I’m hoping the focus goes back on to decent revenue-making businesses and some really good ideas emerge and start and work. And people actually pay for it and are happy doing that. People don’t mind paying for stuff, as long as they can really see the value. You need more than (another plain old) social network to pass that test.
The answer to the question that twitter is
I think this year we’ll see the answer to the question “What is twitter for?” And I’m not sure we are going to like the answer. See Web 2$ above. I’d love twitter to stay its lovely simple self, but I’m just a little worried it can’t be.
A new A-List :-)
The old A-listers will collapse en mass from spending too many long nights mumbling into seesmic and will be replaced with a new widgetized microblogging A-list that say nothing useful but say it all the time all over the place. Oh hang on, has this already happened? :-)
Widgety Goodness Highlights
December 7, 2007
What a great conference Widgety Goodness was. Congrats to Ivan for pulling it off, from idea to hundreds of people showing up in six weeks or something.
It was good, really good. I got to spend a day with the concepts and details of widgets. I had the sortof skeleton of an idea of what the whole widget thing was about, and then spent the day really adding flesh and ideas to that ever so slippery widget concept.

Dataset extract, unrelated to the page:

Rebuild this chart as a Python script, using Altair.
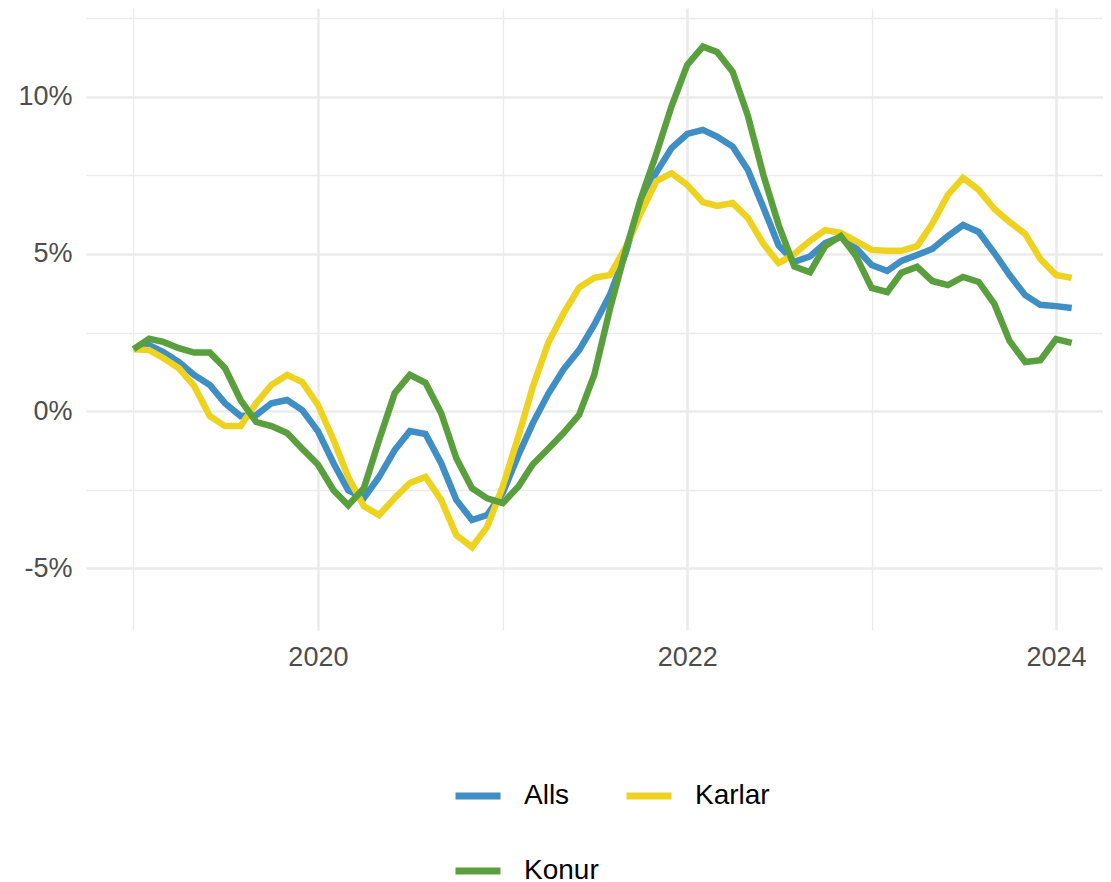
import altair as alt
import pandas as pd

# Monthly values, Jan 2019 .. Feb 2024 (percent, 12-month change)
start_month = "2019-01-01"
n_months = 62

alls = [1.97, 2.10, 1.88, 1.56, 1.15, 0.83, 0.25, -0.16, -0.13, 0.25, 0.35, 0.03,
        -0.64, -1.66, -2.52, -2.77, -2.10, -1.24, -0.64, -0.73, -1.66, -2.83, -3.47, -3.31,
        -2.60, -1.40, -0.40, 0.55, 1.32, 1.94, 2.75, 3.70, 5.02, 6.69, 7.60, 8.37,
        8.82, 8.95, 8.74, 8.42, 7.68, 6.47, 5.27, 4.75, 4.92, 5.35, 5.54, 5.19,
        4.65, 4.46, 4.78, 4.97, 5.16, 5.57, 5.92, 5.70, 5.03, 4.33, 3.69, 3.38,
        3.34, 3.28]

karlar = [1.97, 1.94, 1.69, 1.36, 0.80, -0.16, -0.48, -0.48, 0.25, 0.83, 1.15, 0.92,
          0.20, -0.92, -2.10, -3.03, -3.31, -2.77, -2.29, -2.10, -2.83, -3.95, -4.33, -3.69,
          -2.40, -0.80, 0.75, 2.17, 3.10, 3.93, 4.24, 4.33, 5.20, 6.30, 7.32, 7.57,
          7.20, 6.65, 6.53, 6.62, 6.15, 5.32, 4.71, 5.00, 5.42, 5.76, 5.67, 5.41,
          5.13, 5.10, 5.10, 5.25, 5.96, 6.88, 7.42, 7.04, 6.43, 6.02, 5.64, 4.84,
          4.33, 4.24]

konur = [1.97, 2.30, 2.20, 2.00, 1.86, 1.86, 1.37, 0.35, -0.35, -0.48, -0.70, -1.20,
         -1.70, -2.52, -3.00, -2.46, -0.93, 0.57, 1.15, 0.90, -0.07, -1.50, -2.46, -2.78,
         -2.93, -2.40, -1.70, -1.20, -0.70, -0.12, 1.15, 3.25, 5.10, 6.75, 8.20, 9.70,
         11.02, 11.60, 11.43, 10.80, 9.40, 7.50, 5.92, 4.60, 4.42, 5.25, 5.57, 4.94,
         3.92, 3.79, 4.40, 4.59, 4.14, 4.01, 4.27, 4.11, 3.41, 2.23, 1.56, 1.62,
         2.29, 2.17]

series_names = ["Alls", "Karlar", "Konur"]
series_colors = ["#3F8EC4", "#EDD320", "#5A9F3D"]

y_ticks = [-5, -2.5, 0, 2.5, 5, 7.5, 10, 12.5]
x_tick_years = [2019, 2020, 2021, 2022, 2023, 2024]

months = pd.date_range(start_month, periods=n_months, freq="MS")
frames = []
for name, vals in zip(series_names, [alls, karlar, konur]):
    frames.append(pd.DataFrame({"date": months, "value": vals, "series": name}))
df = pd.concat(frames, ignore_index=True)

x_axis = alt.Axis(
    values=[alt.DateTime(year=y, month=1, date=1) for y in x_tick_years],
    labelExpr="year(datum.value) % 2 === 0 ? timeFormat(datum.value, '%Y') : ''",
    gridWidth={"condition": {"test": "year(datum.value) % 2 === 0", "value": 2.6}, "value": 1.3},
    title=None,
    labelPadding=14,
    labelFlush=False,
    domain=False,
    ticks=False,
)

y_axis = alt.Axis(
    values=y_ticks,
    labelExpr="datum.value % 5 === 0 ? datum.value + '%' : ''",
    gridWidth={"condition": {"test": "datum.value % 5 === 0", "value": 2.6}, "value": 1.3},
    title=None,
    labelPadding=14,
    domain=False,
    ticks=False,
)

chart = (
    alt.Chart(df)
    .mark_line(strokeWidth=6.5)
    .encode(
        x=alt.X(
            "date:T",
            axis=x_axis,
            scale=alt.Scale(
                domain=[alt.DateTime(year=2018, month=9, date=29),
                        alt.DateTime(year=2024, month=4, date=3)],
                nice=False,
            ),
        ),
        y=alt.Y(
            "value:Q",
            axis=y_axis,
            scale=alt.Scale(domain=[-6.97, 12.83], nice=False, zero=False),
        ),
        color=alt.Color(
            "series:N",
            scale=alt.Scale(domain=series_names, range=series_colors),
            legend=alt.Legend(
                title=None,
                orient="none",
                legendX=366,
                legendY=762,
                direction="horizontal",
                columns=2,
                symbolType="stroke",
                symbolSize=2025,
                symbolStrokeWidth=7,
                labelFontSize=28,
                labelFont="Liberation Sans",
                labelColor="#000000",
                labelOffset=20,
                columnPadding=13,
                rowPadding=35,
                padding=0,
            ),
        ),
        order=alt.Order("series:N"),
    )
    .properties(
        width=1017,
        height=622,
        background="white",
        autosize=alt.AutoSizeParams(type="none"),
        padding={"left": 78, "top": 0, "right": 0, "bottom": 252},
    )
    .configure_view(stroke=None)
    .configure_axis(
        domain=False,
        ticks=False,
        gridColor="#EBEBEB",
        labelFont="Liberation Sans",
        labelFontSize=27,
        labelColor="#4D4D4D",
    )
)

chart.save("out.html", embed_options={"renderer": "svg", "actions": False})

And some neat and interesting ideas have come out of it all too. Here’s a few of my highlights and thoughts:
Physical Widgets
Russell Davies helped fill in my Amazon wish list with a couple of real-world widgets. Real physical things that talk to the internet and physically exist in the real world.
Firstly, the Wattson which is a sexy-looking real-world implementation of the Viridian Energy Meter proposed by Bruce Sterling in a design competition in, gee, about 2000. This idea here is that if you can see your energy consumption via something sitting on the kitchen table, you might just go and turn off some more lights and appliances on standby. I want one of these.
And I’m still deeply intrigued by the Nabaztag WiFi bunny.
Platforms
There was a lot of talk about widget building, distribution and management platforms. All good stuff. I think some of the vendors did a bit much spruiking their own stuff rather than addressing the big questions, but you get that. It was good the the full lifecycle was represented, and I was delighted to see a lot of talk about metrics around widget usage rather than simply downloads, placements and impressions. This is getting towards the behaviour-based or participation-based metrics we are starting to get out of our scouta media recommendation platform.
Distributed Rights
Great to get into a discussion about content ownership among microsites and widgets. Who owns the data you put in a comment field? I hope we can get something together to come up with a simple way to represent terms and rights next to every input box. A litle rainbow of colours or something. Thanks to Kris from js-kit for originating that discussion.
Freshness and humility
These days, I value more and more the people that are brave and real enough to accept and talk about their mistakes and what they don’t know:
- Google can’t be as cool as their speakers always say they are. Sorry, but I just don’t buy the perfection. It just seems arrogant and unreal.
- If you are a widget platform vendor, I’m happy enough for you to tell me once that you have the best platform. But please don’t do that for half an hour. Move on. Tell me what you are worried about, or confused about. I want to find the human becoming in what you are doing.
- Will McInnes filled the room with fresh Oxygen with his presentation about Nixon-McInnes evolution into a social media agency. I like the humility, I like the experiment. And thanks for the name-check Will!
Just being there
Gee conferences are marvelous things (though the afterparty++ hangover wasn’t). Just getting out there and sharing. Wow. In the day I threw a couple of new ideas out there, worked a couple more through with people during drinks, and chatted probably complete nonsense well into Friday morning.
The value and power of getting together face to face to share and work on stuff is remarkable. Nice one, Ivan.